Use of Bifurcation And Continuation Methods For Aircraft Trim And Stability Analysis - A State-of-the-art

Abstract

The bifurcation and continuation methodology has evolved over the last two decades into a powerful tool for the analysis of trim and stability problems in aircraft flight dynamics. Over the years, bifurcation methods have been employed to deal with a variety of problems in aircraft dynamics, such as predicting high angle of attack behavior, especially spin, and studying instabilities in rolling maneuvers. The bifurcation methodology has served as a tool for the design of flight control systems, and is promising to be a useful tool in the aircraft design, simulation, testing, and evaluation process. In the present paper, we describe the state-of-theart in the use of bifurcation and continuation methods for the analysis of aircraft trim and stability with a few illustrative examples.
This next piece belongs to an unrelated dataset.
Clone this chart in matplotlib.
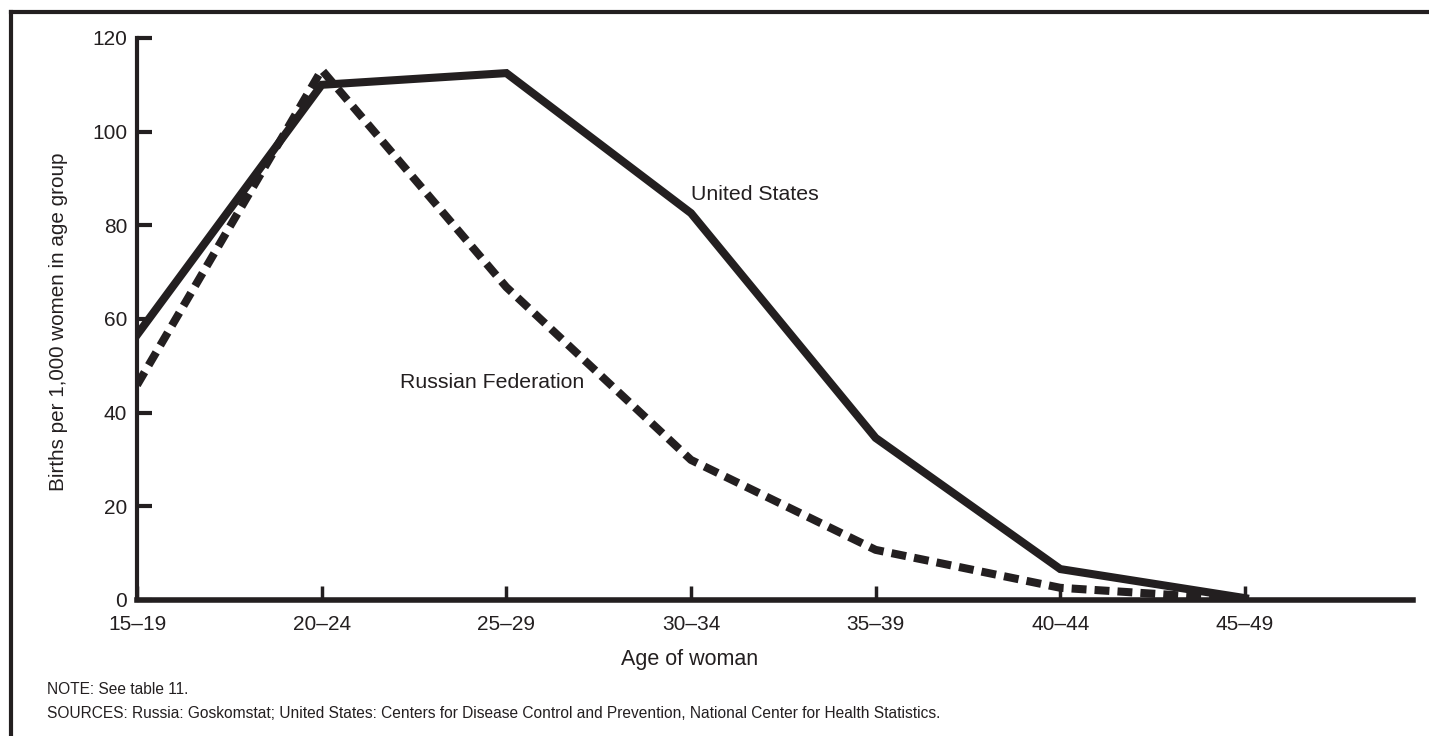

Both the standard and extended bifurcation analysis procedures are discussed and typical results for instabilities in high-α flight and inertia-coupled roll maneuvers are shown. This is followed by several problems in nonlinear flight dynamics where bifurcation and continuation methods have been fruitfully applied to yield effective solutions. Finally, the use of bifurcation theory to arrive at analytical instability criteria is demonstrated for the aircraft roll coupling and wing rock problems. 78 references have been cited in the text.